All I can say is If you want to be on the other side then start your own business and then see just how much each employee costs that no one sees. That being said there are a lot of big box stores as well as other businesses that try to keep their employees in as low a income bracket as they possibly can. But a lot pay as well as they can and still make a profit. If there is no profit there is no business and no jobs simple as that, There is always two sides to every story.

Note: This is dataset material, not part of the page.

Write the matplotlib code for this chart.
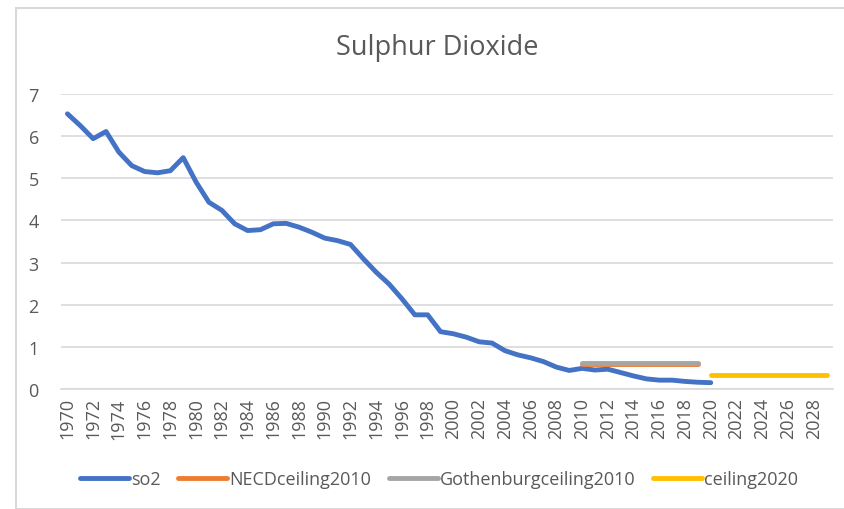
import matplotlib.pyplot as plt
from matplotlib.patches import Rectangle
import numpy as np

plt.rcParams['font.family'] = ['Open Sans', 'DejaVu Sans']

years = list(range(1970, 2030))
so2 = [6.53, 6.25, 5.94, 6.11, 5.62, 5.30, 5.16, 5.13, 5.18, 5.49,
       4.91, 4.43, 4.24, 3.92, 3.76, 3.78, 3.92, 3.93, 3.84, 3.72,
       3.58, 3.52, 3.43, 3.09, 2.77, 2.49, 2.14, 1.76, 1.76, 1.36,
       1.31, 1.23, 1.12, 1.09, 0.91, 0.81, 0.74, 0.65, 0.52, 0.44,
       0.49, 0.45, 0.47, 0.39, 0.31, 0.24, 0.21, 0.21, 0.18, 0.16,
       0.15]
necd_years = list(range(2010, 2020))
necd_ceiling = [0.585] * len(necd_years)
goth_years = list(range(2010, 2020))
goth_ceiling = [0.625] * len(goth_years)
c2020_years = list(range(2020, 2030))
ceiling_2020 = [0.34] * len(c2020_years)

W, H = 844, 510
fig = plt.figure(figsize=(W / 100, H / 100), dpi=100)
fig.patches.append(Rectangle((16 / W, 0), 1.0, 1 - 9 / H, transform=fig.transFigure,
                             fill=False, edgecolor='#d9d9d9', linewidth=1.5))
ax = fig.add_axes([61 / W, 1 - 390 / H, 772 / W, 295 / H])

idx = {y: i for i, y in enumerate(years)}
lw = 3.5
ax.plot([idx[y] for y in years[:len(so2)]], so2, color='#4472c4', lw=lw,
        solid_capstyle='round', solid_joinstyle='round', label='so2')
ax.plot([idx[y] for y in necd_years], necd_ceiling, color='#ed7d31', lw=lw,
        solid_capstyle='round', label='NECDceiling2010')
ax.plot([idx[y] for y in goth_years], goth_ceiling, color='#a5a5a5', lw=lw,
        solid_capstyle='round', label='Gothenburgceiling2010')
ax.plot([idx[y] for y in c2020_years], ceiling_2020, color='#ffc000', lw=lw,
        solid_capstyle='round', label='ceiling2020')

ax.set_xlim(-0.5, len(years) - 0.5)
ax.set_ylim(0, 7)
ax.set_yticks(range(0, 8))
ax.set_xticks(np.arange(0, len(years), 2))
ax.set_xticklabels([str(y) for y in years[::2]], rotation=90)
ax.grid(axis='y', color='#d9d9d9', lw=1.2)
ax.set_axisbelow(True)
for s in ['top', 'right', 'left']:
    ax.spines[s].set_visible(False)
ax.spines['bottom'].set_color('#d9d9d9')
ax.spines['bottom'].set_linewidth(1.2)
ax.tick_params(length=0, labelsize=13, labelcolor='#595959')
ax.tick_params(axis='y', pad=16)
ax.tick_params(axis='x', pad=6)

fig.text(437 / W, 1 - 48 / H, 'Sulphur Dioxide', ha='center', va='center',
         fontsize=19.5, color='#595959')
fig.legend(loc='center', bbox_to_anchor=(439 / W, 1 - 480 / H), ncol=4,
           frameon=False, fontsize=13, labelcolor='#595959', handlelength=2.7,
           handletextpad=0.1, columnspacing=1.0)

plt.savefig('out.png', dpi=100)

Sorry Kathleen, but I feel that people have ALWAYS HAD THE POWER, and the first place to display it is within ourselves, not sitting around complaining and doing nothing but revving up the masses instead of helping them to find specific routes to take to rectify the situation. Take a close look at yourselves and see where you really want to be in any work force, then see how to qualify by simply checking out the route that some people took to get there, or the required effort to join them. Seems impossible? It isn’t….there are all kinds of financial aids available, even within the company for whom you now work. Look up courses that are available to help you advance, and sign up for them, again, often with help from your existing job sources. If they are not available to you from within, do it on your own! It will look great on your resume when you have completed them, and some company will recognize your efforts and potential, and snatch you up. Too often it is easier to moan and do nothing, or listen to those who fire you up, then sit back and watch from the sidelines. Have faith in yourself, not others, and follow your own path to the success YOU want at your speed! A lot of wealthy people started at the bottom, followed their own ideals, worked their way up, lived their dream and offered it to others within their companies…THIS IS NOT THEFT…IT IS INSTEAD, OPPORTUNITY! GO FOR IT.